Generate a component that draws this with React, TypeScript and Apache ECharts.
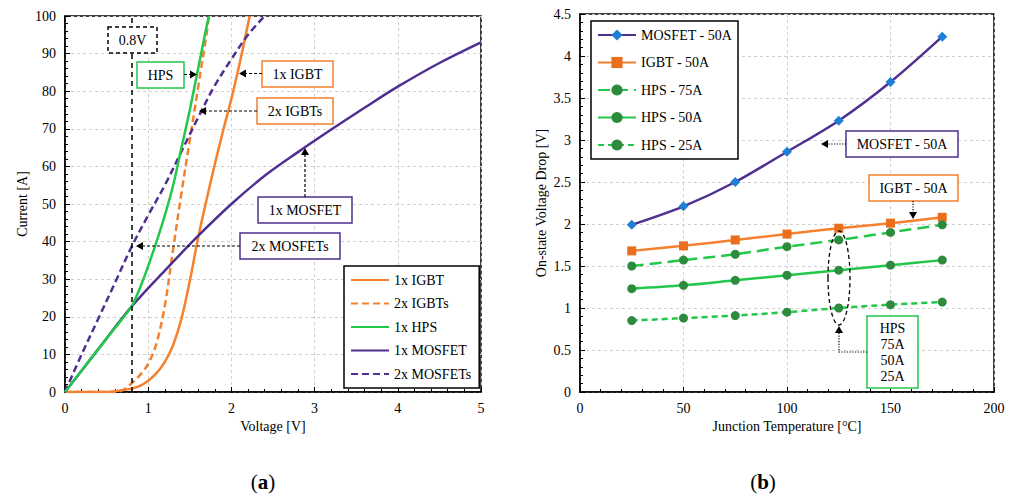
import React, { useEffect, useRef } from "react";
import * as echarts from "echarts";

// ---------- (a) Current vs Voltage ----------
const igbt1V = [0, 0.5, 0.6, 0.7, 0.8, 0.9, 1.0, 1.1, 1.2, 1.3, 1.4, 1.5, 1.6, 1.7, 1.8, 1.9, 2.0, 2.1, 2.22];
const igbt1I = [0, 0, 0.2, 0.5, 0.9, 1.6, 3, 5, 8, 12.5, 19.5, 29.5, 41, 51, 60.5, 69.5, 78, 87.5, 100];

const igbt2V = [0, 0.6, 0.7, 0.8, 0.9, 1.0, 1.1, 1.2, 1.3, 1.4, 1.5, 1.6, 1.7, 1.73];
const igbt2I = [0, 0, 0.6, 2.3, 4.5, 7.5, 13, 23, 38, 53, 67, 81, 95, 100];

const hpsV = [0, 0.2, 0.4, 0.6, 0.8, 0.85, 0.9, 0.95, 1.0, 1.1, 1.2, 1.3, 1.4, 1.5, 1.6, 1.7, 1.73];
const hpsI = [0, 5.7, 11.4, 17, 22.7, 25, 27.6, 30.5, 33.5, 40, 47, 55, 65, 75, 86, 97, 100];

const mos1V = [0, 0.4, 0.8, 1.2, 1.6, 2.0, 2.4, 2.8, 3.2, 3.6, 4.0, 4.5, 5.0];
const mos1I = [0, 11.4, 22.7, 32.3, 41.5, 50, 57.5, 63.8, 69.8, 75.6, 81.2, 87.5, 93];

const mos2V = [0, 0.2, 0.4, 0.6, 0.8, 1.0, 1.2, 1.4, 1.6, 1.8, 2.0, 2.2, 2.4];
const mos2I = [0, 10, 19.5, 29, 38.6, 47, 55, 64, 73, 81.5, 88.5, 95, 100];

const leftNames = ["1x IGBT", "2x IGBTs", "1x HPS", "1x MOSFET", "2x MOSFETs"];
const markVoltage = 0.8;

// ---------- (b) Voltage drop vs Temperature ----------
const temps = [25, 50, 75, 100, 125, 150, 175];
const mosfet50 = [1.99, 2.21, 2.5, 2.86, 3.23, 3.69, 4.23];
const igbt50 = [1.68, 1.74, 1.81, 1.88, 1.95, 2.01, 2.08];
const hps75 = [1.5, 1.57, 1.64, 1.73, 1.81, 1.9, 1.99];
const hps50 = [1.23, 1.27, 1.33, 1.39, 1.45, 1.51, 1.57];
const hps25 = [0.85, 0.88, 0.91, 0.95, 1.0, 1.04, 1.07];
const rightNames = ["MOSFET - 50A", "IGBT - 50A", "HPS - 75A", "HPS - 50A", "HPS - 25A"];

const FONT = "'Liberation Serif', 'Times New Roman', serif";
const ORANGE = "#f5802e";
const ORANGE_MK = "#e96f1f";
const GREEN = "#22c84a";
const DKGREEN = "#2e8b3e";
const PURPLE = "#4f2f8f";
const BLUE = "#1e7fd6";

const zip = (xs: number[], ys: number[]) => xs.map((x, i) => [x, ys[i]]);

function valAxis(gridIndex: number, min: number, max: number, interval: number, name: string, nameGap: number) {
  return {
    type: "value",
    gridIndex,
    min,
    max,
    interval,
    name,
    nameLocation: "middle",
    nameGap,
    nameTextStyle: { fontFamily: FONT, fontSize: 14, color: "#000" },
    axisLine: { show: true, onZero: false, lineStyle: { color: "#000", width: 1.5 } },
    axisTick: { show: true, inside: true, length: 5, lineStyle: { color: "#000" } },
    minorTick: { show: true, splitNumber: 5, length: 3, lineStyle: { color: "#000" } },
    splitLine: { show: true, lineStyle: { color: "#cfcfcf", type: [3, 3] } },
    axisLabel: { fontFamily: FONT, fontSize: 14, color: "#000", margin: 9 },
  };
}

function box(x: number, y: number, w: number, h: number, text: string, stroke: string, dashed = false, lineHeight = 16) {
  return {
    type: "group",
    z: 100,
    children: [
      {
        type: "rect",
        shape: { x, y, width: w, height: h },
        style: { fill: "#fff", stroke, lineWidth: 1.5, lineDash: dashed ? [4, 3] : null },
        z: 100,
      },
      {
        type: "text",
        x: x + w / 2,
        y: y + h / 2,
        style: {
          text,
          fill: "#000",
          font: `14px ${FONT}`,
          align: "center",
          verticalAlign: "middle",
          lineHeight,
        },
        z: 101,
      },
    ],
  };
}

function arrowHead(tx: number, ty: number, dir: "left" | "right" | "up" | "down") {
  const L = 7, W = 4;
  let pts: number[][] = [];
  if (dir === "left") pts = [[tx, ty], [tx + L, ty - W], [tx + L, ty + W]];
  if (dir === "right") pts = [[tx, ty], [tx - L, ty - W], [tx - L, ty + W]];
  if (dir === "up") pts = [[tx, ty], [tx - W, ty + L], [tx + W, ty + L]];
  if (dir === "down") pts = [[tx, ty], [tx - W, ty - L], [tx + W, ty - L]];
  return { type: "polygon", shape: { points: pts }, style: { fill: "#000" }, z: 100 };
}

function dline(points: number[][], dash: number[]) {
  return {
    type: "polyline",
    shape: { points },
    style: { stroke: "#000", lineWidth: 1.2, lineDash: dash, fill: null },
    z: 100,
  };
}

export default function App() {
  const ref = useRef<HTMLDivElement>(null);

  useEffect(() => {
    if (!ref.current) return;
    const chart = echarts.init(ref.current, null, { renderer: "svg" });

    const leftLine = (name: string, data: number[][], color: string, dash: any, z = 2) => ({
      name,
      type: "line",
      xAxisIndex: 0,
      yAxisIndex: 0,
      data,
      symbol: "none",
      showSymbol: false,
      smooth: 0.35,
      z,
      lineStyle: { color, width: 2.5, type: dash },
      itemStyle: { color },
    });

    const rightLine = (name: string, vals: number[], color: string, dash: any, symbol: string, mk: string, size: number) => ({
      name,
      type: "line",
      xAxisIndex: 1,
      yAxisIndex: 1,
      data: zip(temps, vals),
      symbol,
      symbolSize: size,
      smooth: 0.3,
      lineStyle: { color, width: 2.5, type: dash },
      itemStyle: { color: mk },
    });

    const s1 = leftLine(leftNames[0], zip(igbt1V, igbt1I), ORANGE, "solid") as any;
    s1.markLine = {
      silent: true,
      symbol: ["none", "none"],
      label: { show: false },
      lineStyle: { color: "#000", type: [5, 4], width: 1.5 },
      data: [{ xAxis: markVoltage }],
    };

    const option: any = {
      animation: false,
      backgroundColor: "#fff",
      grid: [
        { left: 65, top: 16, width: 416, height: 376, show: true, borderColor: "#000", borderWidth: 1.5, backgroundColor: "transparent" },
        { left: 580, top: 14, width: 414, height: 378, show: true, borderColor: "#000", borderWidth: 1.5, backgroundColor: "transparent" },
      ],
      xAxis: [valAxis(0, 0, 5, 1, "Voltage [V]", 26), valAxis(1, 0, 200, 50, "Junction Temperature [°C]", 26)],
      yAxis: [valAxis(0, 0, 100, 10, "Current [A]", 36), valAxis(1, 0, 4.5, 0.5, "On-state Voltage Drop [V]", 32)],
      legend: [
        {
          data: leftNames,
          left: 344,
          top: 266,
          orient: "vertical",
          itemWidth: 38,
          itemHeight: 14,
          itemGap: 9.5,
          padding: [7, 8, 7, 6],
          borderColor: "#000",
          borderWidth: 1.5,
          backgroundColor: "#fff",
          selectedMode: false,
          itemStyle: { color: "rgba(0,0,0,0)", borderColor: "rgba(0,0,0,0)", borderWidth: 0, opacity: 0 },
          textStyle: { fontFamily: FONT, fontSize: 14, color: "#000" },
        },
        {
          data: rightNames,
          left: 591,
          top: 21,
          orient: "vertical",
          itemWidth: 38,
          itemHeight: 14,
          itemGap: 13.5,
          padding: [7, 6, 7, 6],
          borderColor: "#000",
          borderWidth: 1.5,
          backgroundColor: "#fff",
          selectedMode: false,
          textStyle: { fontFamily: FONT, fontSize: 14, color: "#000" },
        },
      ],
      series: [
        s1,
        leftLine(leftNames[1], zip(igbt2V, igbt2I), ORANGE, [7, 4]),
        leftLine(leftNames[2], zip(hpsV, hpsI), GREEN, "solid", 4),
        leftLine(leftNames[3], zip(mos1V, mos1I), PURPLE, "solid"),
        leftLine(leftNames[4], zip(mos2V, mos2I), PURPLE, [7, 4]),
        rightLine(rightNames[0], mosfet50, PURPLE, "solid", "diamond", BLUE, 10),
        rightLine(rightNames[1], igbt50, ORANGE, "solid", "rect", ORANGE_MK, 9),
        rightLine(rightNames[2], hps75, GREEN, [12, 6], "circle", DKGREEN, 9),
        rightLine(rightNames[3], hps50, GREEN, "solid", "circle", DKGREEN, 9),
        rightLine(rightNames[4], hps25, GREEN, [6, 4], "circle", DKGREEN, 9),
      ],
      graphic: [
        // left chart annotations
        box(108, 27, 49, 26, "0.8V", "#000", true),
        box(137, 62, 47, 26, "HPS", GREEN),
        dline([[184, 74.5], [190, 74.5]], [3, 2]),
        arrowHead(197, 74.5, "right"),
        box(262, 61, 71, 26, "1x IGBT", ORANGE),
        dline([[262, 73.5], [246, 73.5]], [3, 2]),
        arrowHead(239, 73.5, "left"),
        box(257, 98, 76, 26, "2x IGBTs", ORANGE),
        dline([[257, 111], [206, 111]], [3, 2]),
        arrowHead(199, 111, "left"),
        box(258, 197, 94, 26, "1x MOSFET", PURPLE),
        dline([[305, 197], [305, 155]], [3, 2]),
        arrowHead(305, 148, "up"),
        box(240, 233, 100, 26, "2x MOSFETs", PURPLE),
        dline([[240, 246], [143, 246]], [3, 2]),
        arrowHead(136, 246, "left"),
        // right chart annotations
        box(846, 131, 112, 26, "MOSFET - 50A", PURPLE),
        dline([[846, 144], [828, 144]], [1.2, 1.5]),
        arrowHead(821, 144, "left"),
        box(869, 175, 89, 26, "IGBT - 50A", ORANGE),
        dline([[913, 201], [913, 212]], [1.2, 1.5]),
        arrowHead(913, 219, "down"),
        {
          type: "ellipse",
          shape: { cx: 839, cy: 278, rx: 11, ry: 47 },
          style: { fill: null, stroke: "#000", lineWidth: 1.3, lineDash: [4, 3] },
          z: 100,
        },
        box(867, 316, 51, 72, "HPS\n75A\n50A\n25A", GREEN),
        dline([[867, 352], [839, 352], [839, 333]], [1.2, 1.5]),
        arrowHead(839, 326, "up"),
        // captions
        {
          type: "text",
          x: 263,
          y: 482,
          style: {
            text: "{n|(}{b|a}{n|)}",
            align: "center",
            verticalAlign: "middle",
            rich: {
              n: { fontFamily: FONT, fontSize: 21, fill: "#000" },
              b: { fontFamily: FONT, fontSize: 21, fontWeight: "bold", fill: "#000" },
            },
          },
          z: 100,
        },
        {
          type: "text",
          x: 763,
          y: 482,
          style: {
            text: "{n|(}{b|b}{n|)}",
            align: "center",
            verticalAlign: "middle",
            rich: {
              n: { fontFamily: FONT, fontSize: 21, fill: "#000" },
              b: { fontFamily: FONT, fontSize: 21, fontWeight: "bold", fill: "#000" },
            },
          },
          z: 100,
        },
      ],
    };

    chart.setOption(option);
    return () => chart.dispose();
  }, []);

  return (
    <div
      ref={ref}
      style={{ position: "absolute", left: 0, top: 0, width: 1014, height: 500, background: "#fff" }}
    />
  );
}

────────────────────

**TASK DETAILS**
Up to and including the line containing "const zip = (xs: number[], ys: number[])", repeat every line from the start of the data, but none of the pictures.

**FINAL RESULT**
Generate a component that draws this with React, TypeScript and Apache ECharts.
import React, { useEffect, useRef } from "react";
import * as echarts from "echarts";

// ---------- (a) Current vs Voltage ----------
const igbt1V = [0, 0.5, 0.6, 0.7, 0.8, 0.9, 1.0, 1.1, 1.2, 1.3, 1.4, 1.5, 1.6, 1.7, 1.8, 1.9, 2.0, 2.1, 2.22];
const igbt1I = [0, 0, 0.2, 0.5, 0.9, 1.6, 3, 5, 8, 12.5, 19.5, 29.5, 41, 51, 60.5, 69.5, 78, 87.5, 100];

const igbt2V = [0, 0.6, 0.7, 0.8, 0.9, 1.0, 1.1, 1.2, 1.3, 1.4, 1.5, 1.6, 1.7, 1.73];
const igbt2I = [0, 0, 0.6, 2.3, 4.5, 7.5, 13, 23, 38, 53, 67, 81, 95, 100];

const hpsV = [0, 0.2, 0.4, 0.6, 0.8, 0.85, 0.9, 0.95, 1.0, 1.1, 1.2, 1.3, 1.4, 1.5, 1.6, 1.7, 1.73];
const hpsI = [0, 5.7, 11.4, 17, 22.7, 25, 27.6, 30.5, 33.5, 40, 47, 55, 65, 75, 86, 97, 100];

const mos1V = [0, 0.4, 0.8, 1.2, 1.6, 2.0, 2.4, 2.8, 3.2, 3.6, 4.0, 4.5, 5.0];
const mos1I = [0, 11.4, 22.7, 32.3, 41.5, 50, 57.5, 63.8, 69.8, 75.6, 81.2, 87.5, 93];

const mos2V = [0, 0.2, 0.4, 0.6, 0.8, 1.0, 1.2, 1.4, 1.6, 1.8, 2.0, 2.2, 2.4];
const mos2I = [0, 10, 19.5, 29, 38.6, 47, 55, 64, 73, 81.5, 88.5, 95, 100];

const leftNames = ["1x IGBT", "2x IGBTs", "1x HPS", "1x MOSFET", "2x MOSFETs"];
const markVoltage = 0.8;

// ---------- (b) Voltage drop vs Temperature ----------
const temps = [25, 50, 75, 100, 125, 150, 175];
const mosfet50 = [1.99, 2.21, 2.5, 2.86, 3.23, 3.69, 4.23];
const igbt50 = [1.68, 1.74, 1.81, 1.88, 1.95, 2.01, 2.08];
const hps75 = [1.5, 1.57, 1.64, 1.73, 1.81, 1.9, 1.99];
const hps50 = [1.23, 1.27, 1.33, 1.39, 1.45, 1.51, 1.57];
const hps25 = [0.85, 0.88, 0.91, 0.95, 1.0, 1.04, 1.07];
const rightNames = ["MOSFET - 50A", "IGBT - 50A", "HPS - 75A", "HPS - 50A", "HPS - 25A"];

const FONT = "'Liberation Serif', 'Times New Roman', serif";
const ORANGE = "#f5802e";
const ORANGE_MK = "#e96f1f";
const GREEN = "#22c84a";
const DKGREEN = "#2e8b3e";
const PURPLE = "#4f2f8f";
const BLUE = "#1e7fd6";

const zip = (xs: number[], ys: number[]) => xs.map((x, i) => [x, ys[i]]);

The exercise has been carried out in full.